COFFEE!!!!!!!   YES! That's what I need! *runs off to get a iced, high caffeine drink* It's hot and I've had a hard few days. Perhaps I should go get one of ingolmo's Moonwaters! (is that what their called?   ) 

--------

I can only think what some of those situations might be...  But if you're in the army then why do I bother to try thinking about it?! Just ignore me, I'm in a strange mood as I edit this.  I just got done writing and sending my latest story to my best friend. If she likes it you might get a chance to read it!  Anyway, this is my brain after only four or five hours of sleep and no coffee yet! aaaahhhh!


----------



## yhwh1st (Jul 31, 2005)

Caffine doesn't effect me at all. And I tried to get a sugar high the other day and it didn't work. Never have gotten one of those. I _have_ gotten high off of no sleep before.


----------



## Daranavo (Jul 31, 2005)

I drink a blend of Kona coffee. I love the stuff. On the weekends its Kona till around noon, then Long Islands til dinner, then a nice Los Voscos or Mondavi CabSo after. Hmm, no wonder I never remember what was for dinner on saturday.


----------



## Arlina (Jul 31, 2005)

::waves:: Guess who's back?! I'm sorry that I've been gone...I think that I'm going to stop saying that because I've said that like 10 times already..but oh well! Hopefully I'll get back to posting from the garden. I'm sorry if I messed anything up by not being here. Again, I'm sorry.

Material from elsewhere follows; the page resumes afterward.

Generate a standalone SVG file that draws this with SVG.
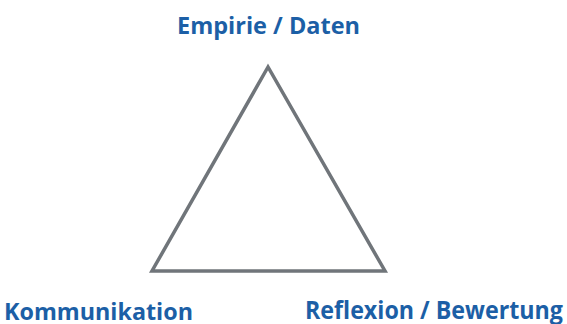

Coffee eh? I HATE coffee! I can't stand the stuff at all!


----------



## yhwh1st (Aug 1, 2005)

Oh I love coffee! So do all true Washingtonians. I can drink just about anything high in caffine before bed and go to sleep fine. I'm wishing very much right now that coffee would keep me awake!


----------



## AraCelebEarwen (Aug 1, 2005)

And going by what I see your post time was, I can understand what you mean! Man! Up all night were you?!  Nah, if I was up then, I might have been on as well... Coffee is really rather good in this part of the world, ain't it?


----------



## yhwh1st (Aug 1, 2005)

Exactly! I love night. I'm no morning person and definately a night owl. I was actually up 'til 3:00.


----------



## Arlina (Aug 1, 2005)

Alright, another night owl! I've been up to 5 or 6 in the morning this weekend, thanks to a lockin for my church! IT was fun, however I was so tired after that...however I normally stay up till 2!! alright...anyway, I don't drink coffee, can't stand the stuff...but that doesn't matter


oh, welcome to the rp if I haven't already said that before...=^.^=


----------



## Daranavo (Aug 1, 2005)

Well, work is 6am for me so staying up til 5 or 6am won't do. That is unless I have "company".  Then an all-nighter is par for the course. However, I do not stay focused at work all day when I do do that so I try and keep it to a minimum.


----------



## AraCelebEarwen (Aug 1, 2005)

Night is a better time to get things done when it's so hot. And if you let it, that can be the best time to think! *growls at the post right be for this* Some of us might like to keep such things in our own world. It can make an interesting story, but I would thank you to not add to the mess. *shakes her head* Anyway. I prefer coffee in the mornings and afternoons. Not being much of a morning person, it truly is fun to stay up and let my mind wander.  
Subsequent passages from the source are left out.